Rebecca Tavo

Personal information
- Born: 23 March 1983 (age 42) Port Hedland, Western Australia
- Height: 1.71 m (5 ft 7 in)
- Weight: 72 kg (11 st 5 lb)

Sport
- Sport: Touch
- Team: Australia
- Rugby player

Rugby union career
- Position(s): Centre, Forward

National sevens teams
- Years: Team / Comps
- 2008–2013: Australia 7s
- 2015–2016: Fiji 7s

Playing information
Representative
| Years | Team | Pld | T | G | FG | P |
| 2002 | Australia |  |  |  |  |  |

= Rebecca Tavo =

Australia & Fiji dual-code rugby international footballer

Rebecca Tavo (born 23 March 1983) is a former Australian triple international. She has represented Australia in rugby league, rugby sevens and touch. She has captained the Australian women's sevens team.
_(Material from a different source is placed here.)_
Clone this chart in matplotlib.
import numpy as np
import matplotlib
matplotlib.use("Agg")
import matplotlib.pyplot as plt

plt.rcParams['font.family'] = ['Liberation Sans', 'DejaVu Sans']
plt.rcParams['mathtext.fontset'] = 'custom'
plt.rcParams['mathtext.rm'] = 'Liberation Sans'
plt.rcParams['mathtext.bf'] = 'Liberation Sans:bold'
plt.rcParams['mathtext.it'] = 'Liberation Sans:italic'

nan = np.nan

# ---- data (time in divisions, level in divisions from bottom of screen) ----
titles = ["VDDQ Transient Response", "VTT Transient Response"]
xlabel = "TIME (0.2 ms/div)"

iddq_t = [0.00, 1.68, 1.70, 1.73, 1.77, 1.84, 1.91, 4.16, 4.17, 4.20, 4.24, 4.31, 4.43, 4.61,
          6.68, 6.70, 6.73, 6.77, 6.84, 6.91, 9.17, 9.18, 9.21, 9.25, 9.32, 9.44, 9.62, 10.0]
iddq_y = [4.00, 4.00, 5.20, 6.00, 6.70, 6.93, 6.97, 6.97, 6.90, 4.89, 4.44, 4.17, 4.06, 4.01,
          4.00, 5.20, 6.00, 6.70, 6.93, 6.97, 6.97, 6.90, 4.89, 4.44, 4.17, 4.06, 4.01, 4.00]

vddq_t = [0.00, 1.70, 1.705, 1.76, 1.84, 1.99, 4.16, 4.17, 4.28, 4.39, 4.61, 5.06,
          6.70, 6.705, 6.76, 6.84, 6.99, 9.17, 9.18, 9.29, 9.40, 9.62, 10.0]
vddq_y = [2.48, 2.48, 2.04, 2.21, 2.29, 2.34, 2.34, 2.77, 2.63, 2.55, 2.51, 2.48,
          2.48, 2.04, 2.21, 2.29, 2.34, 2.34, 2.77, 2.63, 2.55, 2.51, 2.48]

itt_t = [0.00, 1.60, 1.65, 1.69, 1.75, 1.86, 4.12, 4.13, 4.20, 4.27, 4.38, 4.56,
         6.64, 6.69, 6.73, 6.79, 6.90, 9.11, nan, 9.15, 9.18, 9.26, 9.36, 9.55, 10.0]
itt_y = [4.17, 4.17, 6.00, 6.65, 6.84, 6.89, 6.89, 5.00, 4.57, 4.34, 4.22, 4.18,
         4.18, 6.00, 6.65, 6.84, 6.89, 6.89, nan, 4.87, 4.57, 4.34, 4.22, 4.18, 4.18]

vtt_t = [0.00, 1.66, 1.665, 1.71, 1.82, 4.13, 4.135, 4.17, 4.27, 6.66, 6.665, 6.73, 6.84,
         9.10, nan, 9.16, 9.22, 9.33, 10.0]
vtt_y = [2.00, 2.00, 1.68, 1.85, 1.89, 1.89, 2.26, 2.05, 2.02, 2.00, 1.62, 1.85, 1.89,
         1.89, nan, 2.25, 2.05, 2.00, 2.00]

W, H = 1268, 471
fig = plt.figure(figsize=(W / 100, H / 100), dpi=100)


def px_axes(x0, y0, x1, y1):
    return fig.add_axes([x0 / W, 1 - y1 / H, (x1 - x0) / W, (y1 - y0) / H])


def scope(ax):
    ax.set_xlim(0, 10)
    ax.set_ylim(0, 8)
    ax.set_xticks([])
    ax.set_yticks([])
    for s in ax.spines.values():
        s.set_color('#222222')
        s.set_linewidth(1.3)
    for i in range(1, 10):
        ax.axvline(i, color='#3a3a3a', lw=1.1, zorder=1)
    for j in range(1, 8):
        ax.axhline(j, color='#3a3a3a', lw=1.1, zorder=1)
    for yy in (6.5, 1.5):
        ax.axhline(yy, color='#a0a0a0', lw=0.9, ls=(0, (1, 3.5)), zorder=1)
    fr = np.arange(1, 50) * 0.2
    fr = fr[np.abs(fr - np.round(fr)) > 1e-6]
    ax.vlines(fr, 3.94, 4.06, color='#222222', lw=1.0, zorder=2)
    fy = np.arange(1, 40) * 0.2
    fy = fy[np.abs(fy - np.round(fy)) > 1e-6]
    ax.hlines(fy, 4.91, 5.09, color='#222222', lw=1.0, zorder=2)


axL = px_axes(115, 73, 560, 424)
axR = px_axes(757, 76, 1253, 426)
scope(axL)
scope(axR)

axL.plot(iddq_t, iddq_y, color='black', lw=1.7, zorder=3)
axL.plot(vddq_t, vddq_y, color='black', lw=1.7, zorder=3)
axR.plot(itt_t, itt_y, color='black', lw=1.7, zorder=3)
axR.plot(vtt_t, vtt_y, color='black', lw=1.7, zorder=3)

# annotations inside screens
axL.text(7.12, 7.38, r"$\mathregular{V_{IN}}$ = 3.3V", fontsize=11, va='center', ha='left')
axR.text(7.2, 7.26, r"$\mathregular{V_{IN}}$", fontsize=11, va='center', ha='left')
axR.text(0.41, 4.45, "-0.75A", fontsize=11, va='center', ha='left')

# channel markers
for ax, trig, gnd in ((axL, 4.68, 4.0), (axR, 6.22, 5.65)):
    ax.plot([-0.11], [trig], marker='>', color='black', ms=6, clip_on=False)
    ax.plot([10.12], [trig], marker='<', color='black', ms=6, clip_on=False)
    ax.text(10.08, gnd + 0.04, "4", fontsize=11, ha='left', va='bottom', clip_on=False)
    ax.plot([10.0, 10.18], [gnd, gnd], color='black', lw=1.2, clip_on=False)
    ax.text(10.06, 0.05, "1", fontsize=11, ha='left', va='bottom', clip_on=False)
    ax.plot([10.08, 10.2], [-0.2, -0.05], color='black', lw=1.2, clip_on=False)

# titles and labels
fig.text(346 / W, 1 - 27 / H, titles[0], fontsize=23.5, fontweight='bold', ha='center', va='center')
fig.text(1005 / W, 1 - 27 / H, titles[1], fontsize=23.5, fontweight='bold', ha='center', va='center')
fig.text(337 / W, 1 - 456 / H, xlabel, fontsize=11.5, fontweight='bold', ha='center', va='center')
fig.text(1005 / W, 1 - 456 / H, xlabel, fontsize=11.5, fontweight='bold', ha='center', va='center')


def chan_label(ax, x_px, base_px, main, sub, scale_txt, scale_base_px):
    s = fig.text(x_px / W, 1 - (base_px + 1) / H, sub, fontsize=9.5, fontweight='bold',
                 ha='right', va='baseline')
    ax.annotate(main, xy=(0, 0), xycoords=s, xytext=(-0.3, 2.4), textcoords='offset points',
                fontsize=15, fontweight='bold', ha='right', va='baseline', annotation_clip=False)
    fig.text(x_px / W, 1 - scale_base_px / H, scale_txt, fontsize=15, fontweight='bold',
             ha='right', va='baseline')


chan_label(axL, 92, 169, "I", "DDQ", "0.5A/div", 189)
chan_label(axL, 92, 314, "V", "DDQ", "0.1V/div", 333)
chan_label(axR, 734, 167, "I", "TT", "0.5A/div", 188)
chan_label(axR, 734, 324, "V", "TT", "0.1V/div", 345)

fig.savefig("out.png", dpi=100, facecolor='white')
She competed for Australia at the 2009 and 2013 Rugby World Cup Sevens. She also represented Fiji at the Rio Olympics.

== Biography ==
Tavo was part of the Champion Australian Women's Touch team at the 2011 Touch World Cup in Scotland. In 2006, she became BHP Billiton's first female train driver. She is also the first Rotuman Australians female to play rugby internationally.

In 2015, she changed allegiance and played for the Fijiana team in the Oceania 7's helping them to win the tournament as well as qualify for the 2016 Summer Olympics.